昨天搬了一下午的原博客……
晚上玩了一下就没写了
今天补上这道
题意:
xn个x卡片和on和o卡片,让你摆放。
每个x卡连续形成xlen 则减去 xlen×xlen
每个o卡连续形成olen 则减去 olen×olen
思路:
枚举分割的段数,直接暴力做……
但是我在一个地方思想出了偏差……一直得不到正解。
就是当我分割成split段时,长度为 cnum = xn / split ,这是偏小的,可以有 mod = xn % split 个 cnum + 1 个
AC Code
#include <algorithm>
#include <cctype>
#include <cmath>
#include <cstdio>
#include <cstring>
#include <iostream>
#include <queue>
#include <stack>
#include <vector>
#define ll long long
#define each(i, n) for (int(i) = 0; (i) < (n); (i)++)
#define reach(i, n) for (int(i) = n - 1; (i) >= 0; (i)--)

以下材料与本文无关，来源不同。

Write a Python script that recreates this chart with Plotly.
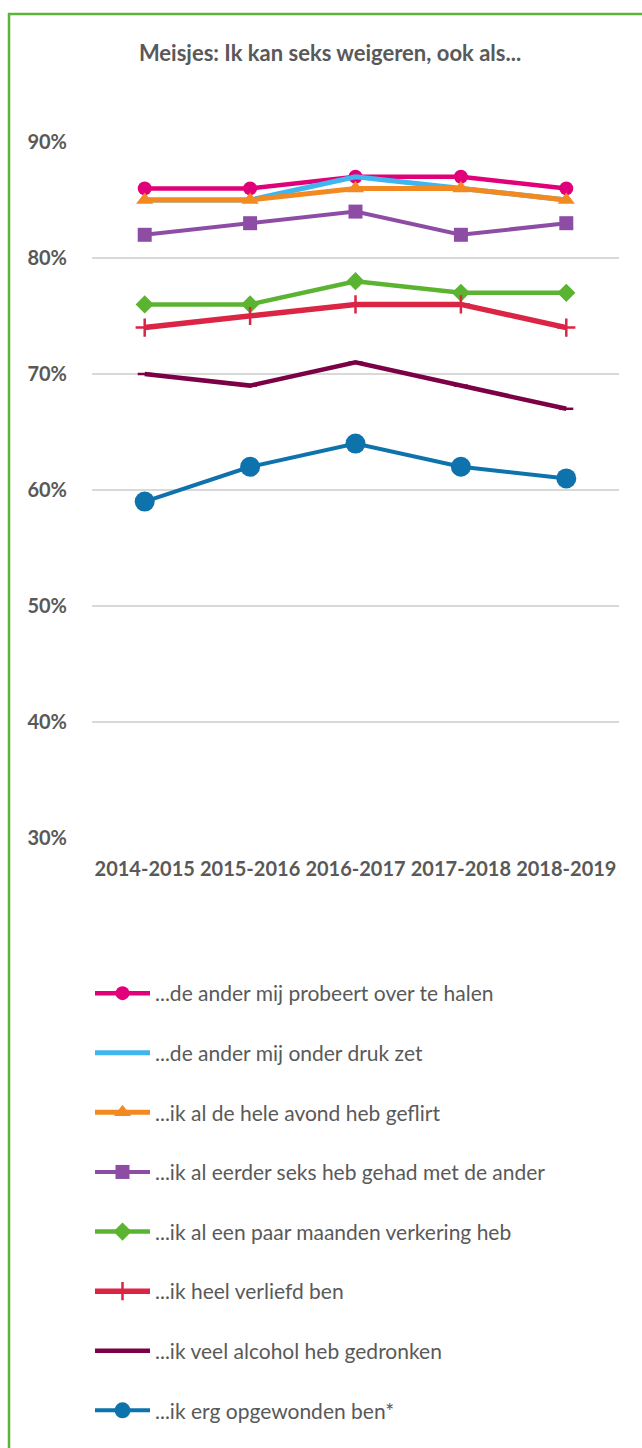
import plotly.graph_objects as go

years = ["2014-2015", "2015-2016", "2016-2017", "2017-2018", "2018-2019"]

names = [
    "...de ander mij probeert over te halen",
    "...de ander mij onder druk zet",
    "...ik al de hele avond heb geflirt",
    "...ik al eerder seks heb gehad met de ander",
    "...ik al een paar maanden verkering heb",
    "...ik heel verliefd ben",
    "...ik veel alcohol heb gedronken",
    "...ik erg opgewonden ben*",
]

overhalen = [0.86, 0.86, 0.87, 0.87, 0.86]
onder_druk = [0.85, 0.85, 0.87, 0.86, 0.85]
geflirt = [0.85, 0.85, 0.86, 0.86, 0.85]
eerder_seks = [0.82, 0.83, 0.84, 0.82, 0.83]
verkering = [0.76, 0.76, 0.78, 0.77, 0.77]
verliefd = [0.74, 0.75, 0.76, 0.76, 0.74]
alcohol = [0.70, 0.69, 0.71, 0.69, 0.67]
opgewonden = [0.59, 0.62, 0.64, 0.62, 0.61]

series = [overhalen, onder_druk, geflirt, eerder_seks, verkering, verliefd, alcohol, opgewonden]

colors = ["#E2007A", "#3FB6EE", "#F28A21", "#8E4DA5", "#5BB431", "#DB2545", "#7B0045", "#0E72AC"]
symbols = ["circle", None, "triangle-up", "square", "diamond", "cross-thin", "line-ew", "circle"]
msizes = [14, 0, 15, 14, 14, 13, 10, 20]
lwidths = [4.5, 5, 5, 4, 4.5, 5.5, 4.5, 4]

fig = go.Figure()
for i, (nm, vals) in enumerate(zip(names, series)):
    sym = symbols[i]
    if sym is None:
        mode = "lines"
        marker = dict()
    elif sym in ("cross-thin", "line-ew"):
        mode = "lines+markers"
        marker = dict(symbol=sym, size=msizes[i], color=colors[i], line=dict(color=colors[i], width=2.5))
    else:
        mode = "lines+markers"
        marker = dict(symbol=sym, size=msizes[i], color=colors[i])
    fig.add_trace(go.Scatter(
        x=years, y=vals, name=nm, mode=mode, marker=marker,
        line=dict(color=colors[i], width=lwidths[i]),
        legendgroup=f"g{i}", cliponaxis=False,
    ))

W, H = 642, 1448
L, T = 92, 142
R = W - 619
B = H - 838
pw, ph = W - L - R, H - T - B

def px_x(x):
    return (x - L) / pw

def px_y(y):
    return 1 - (y - T) / ph

gray = "#595959"
border = "#5DB43B"
fig.update_layout(
    width=W, height=H,
    margin=dict(l=L, r=R, t=T, b=B),
    paper_bgcolor="white", plot_bgcolor="white",
    title=dict(text="<b>Meisjes: Ik kan seks weigeren, ook als...</b>",
               xref="paper", x=px_x(330), xanchor="center",
               y=1 - 53 / H, yanchor="middle",
               font=dict(family="Lato", size=22, color=gray)),
    font=dict(family="Lato", color=gray),
    xaxis=dict(type="category", tickangle=0, showgrid=False, showline=False,
               range=[-0.5, 4.5], ticks="outside", ticklen=0, ticklabelstandoff=13,
               tickfont=dict(family="Lato", size=20, color=gray, weight="bold")),
    yaxis=dict(range=[0.3, 0.9], dtick=0.1, tickformat=".0%", showgrid=True,
               gridcolor="#D9D9D9", gridwidth=1.5, zeroline=False, showline=False,
               ticks="outside", ticklen=0, ticklabelstandoff=20,
               tickfont=dict(family="Lato", size=20, color=gray, weight="bold")),
    showlegend=True,
    legend=dict(x=px_x(90), xanchor="left", y=px_y(973), yanchor="top",
                orientation="v", tracegroupgap=29.3, itemwidth=55,
                font=dict(family="Lato", size=21, color=gray),
                bgcolor="rgba(0,0,0,0)"),
    shapes=[
        dict(type="line", xref="paper", yref="paper",
             x0=px_x(8), x1=px_x(700), y0=px_y(14), y1=px_y(14),
             line=dict(color=border, width=2.5), layer="below"),
        dict(type="line", xref="paper", yref="paper",
             x0=px_x(9), x1=px_x(9), y0=px_y(13), y1=px_y(1500),
             line=dict(color=border, width=2.5), layer="below"),
    ],
)

page_css = ("document.documentElement.style.margin='0';"
            "document.body.style.margin='0';"
            "document.documentElement.style.overflow='hidden';"
            "document.body.style.overflow='hidden';")

fig.write_html("out.html", post_script=page_css, config={"displayModeBar": False})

#define range(i, st, en) for (int(i) = (st); (i) <= (en); (i)++)
#define rrange(i, st, en) for (int(i) = (en); (i) >= (st); (i)--)
#define fill(num, ary) memset((ary), (num), sizeof((ary)))
using namespace std;
const int maxn = 2e5 + 5;
const ll inf = 0x3f3f3f3f3f3f3f3f;
long long xn, on;
inline long long mul(const long long& x)
{
return x * x;
}
inline void output(int len)
{
ll cnum = xn / len, mod = xn % len;
each(i, len-1)
{
if (i)
putchar('o');
each(j, cnum)
putchar('x');
if (i < mod)
putchar('x');
}
each(i, on - len + 2)
putchar('o');
each(i, cnum)
putchar('x');
}
int main()
{
scanf("%lld %lld", &on, &xn);
if (on == 0) {
printf("%lld\n", -xn * xn);
each(i, xn)
putchar('x');
} else if (xn == 0) {
printf("%lld\n", on * on);
each(i, on)
putchar('o');
} else {
ll ans = -inf, cans, split = 1, len = 1;
while (split <= on) {
ll cnum = xn / (split + 1), mod = xn % (split + 1);
cans = mul(on - split + 1) + split - 1 - mod * mul(cnum + 1) - (split + 1 - mod) * mul(cnum);
if (cans > ans) {
len = split;
ans = cans;
}
split++;
}
printf("%lld\n", ans);
output(len + 1);
}
return 0;
}